Cruz, the former Texas solicitor general, will now face former state representative Paul Sadler, who easily won the Democratic run-off. The new Republican nominee is the prohibitive favorite to capture the seat in November, winning the right to succeed retiring Sen. Kay Bailey Hutchison (R).
Turnout for the Texas run-off exceeded 1.1 million voters, about half of whom took advantage of the state’s early voting procedure. The state has a notoriously low primary and run-off history, but the raw number of ballots cast in yesterday’s election is among the highest ever recorded.

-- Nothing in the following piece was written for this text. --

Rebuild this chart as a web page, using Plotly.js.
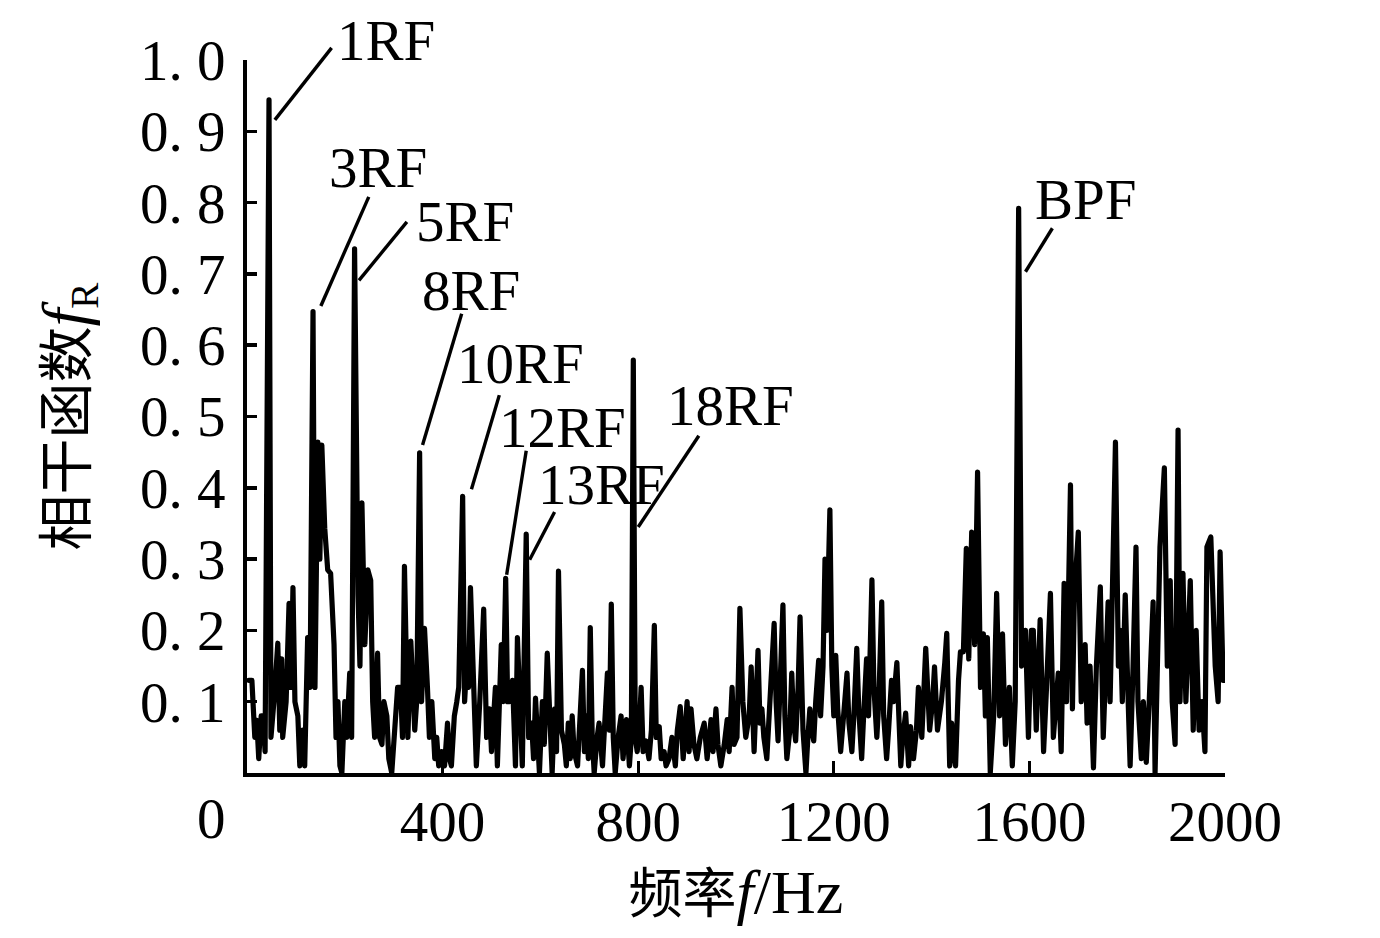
<!DOCTYPE html>
<html>
<head>
<meta charset="utf-8">
<script src="https://cdn.plot.ly/plotly-3.0.1.min.js"></script>
<style>
html,body{margin:0;padding:0;background:#fff;}
path.js-line{stroke-linejoin:round;stroke-linecap:round;}
</style>
</head>
<body>
<div id="chart" style="width:1380px;height:938px;"></div>
<script>
// Frequency (Hz)
const freq = [4,10,16,20,24,29,33,37,45,49,55,63,67,71,73,80,86,90,94,98,104,108,114,118,124,129,135,139,145,149,153,159,165,171,178,182,186,190,194,200,204,210,214,220,227,231,235,241,247,253,257,261,267,271,276,280,286,290,296,302,308,314,318,322,329,335,339,343,347,353,357,363,369,373,378,384,388,392,398,404,410,414,418,424,429,433,441,445,449,453,457,463,469,476,484,490,496,500,508,512,516,520,524,529,533,537,543,549,553,559,563,571,576,582,586,590,594,598,604,608,614,620,624,629,633,637,643,649,653,657,661,665,669,676,680,686,690,694,698,702,706,710,716,720,727,731,737,741,745,749,753,759,765,769,776,782,786,790,794,798,802,806,810,816,822,827,833,837,843,847,853,857,863,869,876,880,886,892,900,904,908,914,920,927,935,941,949,953,959,963,969,976,982,986,992,996,1002,1008,1014,1020,1027,1031,1037,1045,1049,1053,1057,1063,1069,1078,1082,1086,1090,1096,1100,1104,1110,1114,1118,1122,1127,1131,1137,1143,1147,1151,1155,1159,1163,1169,1173,1178,1182,1186,1192,1196,1200,1204,1208,1214,1220,1227,1231,1237,1241,1247,1251,1257,1261,1267,1271,1278,1282,1288,1292,1298,1302,1308,1312,1318,1322,1329,1333,1337,1341,1347,1353,1357,1363,1369,1373,1380,1388,1392,1396,1402,1406,1412,1416,1420,1427,1431,1437,1441,1445,1449,1455,1459,1465,1471,1476,1482,1488,1494,1500,1506,1510,1514,1520,1527,1533,1539,1545,1551,1559,1565,1571,1578,1584,1592,1598,1604,1608,1614,1622,1629,1635,1643,1649,1655,1659,1665,1671,1676,1684,1688,1692,1700,1706,1714,1718,1724,1731,1737,1745,1751,1757,1761,1765,1776,1782,1786,1790,1796,1802,1806,1812,1818,1822,1829,1833,1839,1845,1853,1857,1863,1867,1876,1882,1888,1892,1898,1904,1908,1914,1920,1929,1935,1941,1947,1953,1959,1963,1971,1976,1980,1986,1990,1996,2000];

// Coherence function f_R
const coh = [0.13,0.13,0.05,0.074,0.02,0.08,0.08,0.03,0.944,0.05,0.1,0.182,0.06,0.16,0.05,0.1,0.238,0.12,0.26,0.1,0.08,0.01,0.06,0.01,0.19,0.12,0.647,0.12,0.464,0.3,0.46,0.343,0.285,0.28,0.18,0.05,0.1,0.01,0.0,0.1,0.05,0.14,0.05,0.735,0.25,0.15,0.379,0.18,0.285,0.27,0.1,0.05,0.168,0.05,0.04,0.1,0.08,0.02,0.0,0.05,0.12,0.12,0.05,0.29,0.05,0.185,0.1,0.06,0.1,0.449,0.1,0.203,0.12,0.05,0.1,0.02,0.05,0.01,0.03,0.01,0.07,0.02,0.01,0.08,0.1,0.12,0.388,0.1,0.15,0.12,0.26,0.1,0.01,0.1,0.23,0.05,0.09,0.03,0.12,0.01,0.1,0.18,0.1,0.273,0.1,0.1,0.13,0.01,0.19,0.05,0.01,0.335,0.05,0.07,0.02,0.105,0.03,0.0,0.1,0.04,0.168,0.05,0.0,0.09,0.03,0.283,0.06,0.04,0.01,0.07,0.02,0.08,0.03,0.01,0.06,0.144,0.03,0.08,0.02,0.204,0.05,0.0,0.05,0.07,0.01,0.08,0.14,0.06,0.237,0.05,0.0,0.05,0.08,0.02,0.075,0.01,0.05,0.579,0.05,0.03,0.06,0.12,0.03,0.045,0.02,0.06,0.207,0.05,0.065,0.02,0.03,0.01,0.02,0.05,0.01,0.06,0.093,0.02,0.1,0.03,0.09,0.04,0.02,0.05,0.07,0.02,0.075,0.03,0.09,0.04,0.01,0.04,0.075,0.03,0.12,0.04,0.05,0.231,0.1,0.05,0.08,0.149,0.03,0.172,0.07,0.09,0.05,0.02,0.1,0.21,0.1,0.045,0.12,0.236,0.08,0.02,0.06,0.14,0.07,0.045,0.12,0.219,0.06,0.0,0.05,0.09,0.06,0.045,0.1,0.158,0.08,0.15,0.3,0.2,0.369,0.15,0.08,0.165,0.09,0.03,0.08,0.14,0.07,0.03,0.08,0.175,0.09,0.02,0.08,0.16,0.08,0.271,0.12,0.05,0.1,0.24,0.08,0.02,0.06,0.13,0.1,0.155,0.08,0.01,0.05,0.084,0.01,0.065,0.02,0.06,0.12,0.05,0.175,0.1,0.06,0.1,0.149,0.06,0.08,0.1,0.155,0.196,0.01,0.07,0.03,0.01,0.13,0.17,0.17,0.315,0.16,0.338,0.18,0.422,0.12,0.195,0.08,0.19,0.0,0.08,0.252,0.08,0.195,0.04,0.12,0.01,0.1,0.792,0.15,0.2,0.05,0.2,0.2,0.06,0.215,0.03,0.12,0.252,0.05,0.1,0.14,0.03,0.266,0.1,0.404,0.09,0.25,0.338,0.1,0.18,0.07,0.15,0.007,0.15,0.261,0.05,0.2,0.24,0.1,0.464,0.15,0.2,0.1,0.25,0.1,0.01,0.15,0.317,0.1,0.02,0.1,0.015,0.1,0.24,0.0,0.2,0.317,0.428,0.15,0.27,0.1,0.04,0.481,0.1,0.28,0.1,0.27,0.06,0.2,0.06,0.1,0.03,0.317,0.331,0.2,0.15,0.1,0.31,0.13,0.13];

// Tick labels
const xTickVals = [400, 800, 1200, 1600, 2000];
const xTickText = ['400', '800', '1200', '1600', '2000'];
const yTickVals = [0.1, 0.2, 0.3, 0.4, 0.5, 0.6, 0.7, 0.8, 0.9, 1.0];
const yTickText = ['0. 1', '0. 2', '0. 3', '0. 4', '0. 5', '0. 6', '0. 7', '0. 8', '0. 9', '1. 0'];

// Peak labels: text, text position (Hz, value), leader line start (Hz, value) and end (Hz, value)
const peakLabels = ['1RF', '3RF', '5RF', '8RF', '10RF', '12RF', '13RF', '18RF', 'BPF'];
const labelF = [284, 267, 445, 459, 559, 645, 724, 988, 1714];
const labelV = [1.028, 0.849, 0.773, 0.677, 0.574, 0.484, 0.404, 0.516, 0.804];
const leadF0 = [57, 151, 229, 359, 459, 531, 578, 800, 1592];
const leadV0 = [0.916, 0.655, 0.691, 0.46, 0.398, 0.278, 0.299, 0.345, 0.703];
const leadF1 = [173, 249, 327, 439, 516, 571, 629, 924, 1647];
const leadV1 = [1.017, 0.808, 0.773, 0.644, 0.530, 0.452, 0.366, 0.473, 0.764];

const X_RANGE = [0, 2000];
const Y_RANGE = [0, 1.0];
const serif = 'Liberation Serif, Times New Roman, serif';
const cjk = 'Liberation Serif, Noto Sans CJK SC';

const toPx = (f) => (f - X_RANGE[0]) / (X_RANGE[1] - X_RANGE[0]);
const toPy = (v) => (v - Y_RANGE[0]) / (Y_RANGE[1] - Y_RANGE[0]);

const trace = {
  x: freq, y: coh, type: 'scatter', mode: 'lines',
  line: {color: '#000', width: 5.2}, hoverinfo: 'skip', showlegend: false
};

const annotations = peakLabels.map((t, i) => ({
  x: labelF[i], y: toPy(labelV[i]), xref: 'x', yref: 'paper',
  text: t, showarrow: false, xanchor: 'center', yanchor: 'middle',
  font: {family: serif, size: 57, color: '#000'}
}));
annotations.push({
  x: 0, y: 0, xref: 'x', yref: 'paper', text: '0', showarrow: false,
  xanchor: 'center', yanchor: 'top', xshift: -36, yshift: -12,
  font: {family: serif, size: 57, color: '#000'}
});

const shapes = peakLabels.map((t, i) => ({
  type: 'line', xref: 'paper', yref: 'paper',
  x0: toPx(leadF0[i]), y0: toPy(leadV0[i]), x1: toPx(leadF1[i]), y1: toPy(leadV1[i]),
  line: {color: '#000', width: 3.4}
}));

const layout = {
  width: 1380, height: 938,
  margin: {l: 247, r: 155, t: 60, b: 165},
  paper_bgcolor: '#fff', plot_bgcolor: '#fff',
  font: {family: serif, color: '#000'},
  showlegend: false,
  xaxis: {
    range: X_RANGE, tickvals: xTickVals, ticktext: xTickText,
    ticks: 'inside', ticklen: 12, tickwidth: 3, tickcolor: '#000',
    showline: true, linewidth: 4, linecolor: '#000',
    showgrid: false, zeroline: false, ticklabelstandoff: -4,
    tickfont: {family: serif, size: 57, color: '#000'},
    title: {text: '频率<span style="font-size:62px"><i>f</i>/Hz</span>', standoff: 24,
      font: {family: cjk, size: 54, color: '#000'}}
  },
  yaxis: {
    range: Y_RANGE, tickvals: yTickVals, ticktext: yTickText,
    ticks: 'inside', ticklen: 10, tickwidth: 3.5, tickcolor: '#000',
    showline: true, linewidth: 4, linecolor: '#000',
    showgrid: false, zeroline: false, ticklabelstandoff: 6,
    tickfont: {family: serif, size: 57, color: '#000'},
    title: {text: '相干函数<span style="font-size:64px"><i>f</i></span><sub>R</sub>', standoff: 36,
      font: {family: cjk, size: 56, color: '#000'}}
  },
  annotations: annotations,
  shapes: shapes
};

Plotly.newPlot('chart', [trace], layout, {displayModeBar: false, staticPlot: true});
</script>
</body>
</html>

The run-off effectively produced a number of new congressmen who now will face only token opposition in the general election. In the new 25th District, former Secretary of State Roger Williams notched a 58-42 percent win to secure the GOP nomination and effectively win the seat.
In the Democratic 33rd District, Ft. Worth state Rep. Marc Veasey nipped former state representative and Dallas City Councilman Domingo Garcia in a battle of the two major Metroplex cities. Ft. Worth has the larger share of the district and each city voted overwhelmingly for their hometown candidate. Mr. Veasey effectively won a ticket to the House last night as the 33rd District is clearly a Democratic seat.
Traveling south to the Rio Grande Valley, the newly created 34th CD yielded a victory to Democratic attorney Filemon Vela. The presumptive congressman is from a prominent Brownsville family that sent his father to a federal judgeship and mother to the mayor’s office. He scored an easy 67-33 percent win. Like Veasey mentioned above, Vela will be coming to Washington as part of the new 113th Congress next January.
In new District 36, former one-term representative Steve Stockman, raising virtually no money for his run-off, nonetheless scored a win over financial advisor Steve Takach. With little in the way of general election competition, Mr. Stockman will win the general election and have a seat that he can hold, unlike the one he won back in 1994 where he lasted only one term.
In two run-offs that will yield competitive general elections, state Rep. Randy Weber easily defeated Pearland City Councilwoman Felicia Harris and now will face former Rep. Nick Lampson (D) in a seat that should favor the new Republican nominee. In the San Antonio to El Paso seat (District 23), Democratic state Rep. Pete Gallego successfully dispelled former US Rep. Ciro Rodriguez and will now face freshman GOP Rep. Quico Canseco. The 23rd is the only marginal seat in the Lone Star State.
No real surprises came from the Georgia primary. All congressional incumbents of both parties were easily renominated in their respective elections.
In the new 9th District, the seat awarded Georgia in reapportionment, a Republican run-off will occur in what will be a safe GOP seat. State Rep. Doug Collins and radio talk show host Martha Zoller came within a point of each other, meaning the Aug. 28 run-off election will be a knock-down, drag-out brawl.
Another run-off will be held in District 12 for the right to challenge Rep. John Barrow (D) in an Augusta-based district where almost half of the territory is new to the incumbent. State Rep. Lee Anderson and businessman Rick Allen are the secondary election participants. Allen just nipped retired Navy officer Wright McLeod by under 600 votes to secure the second and final run-off position.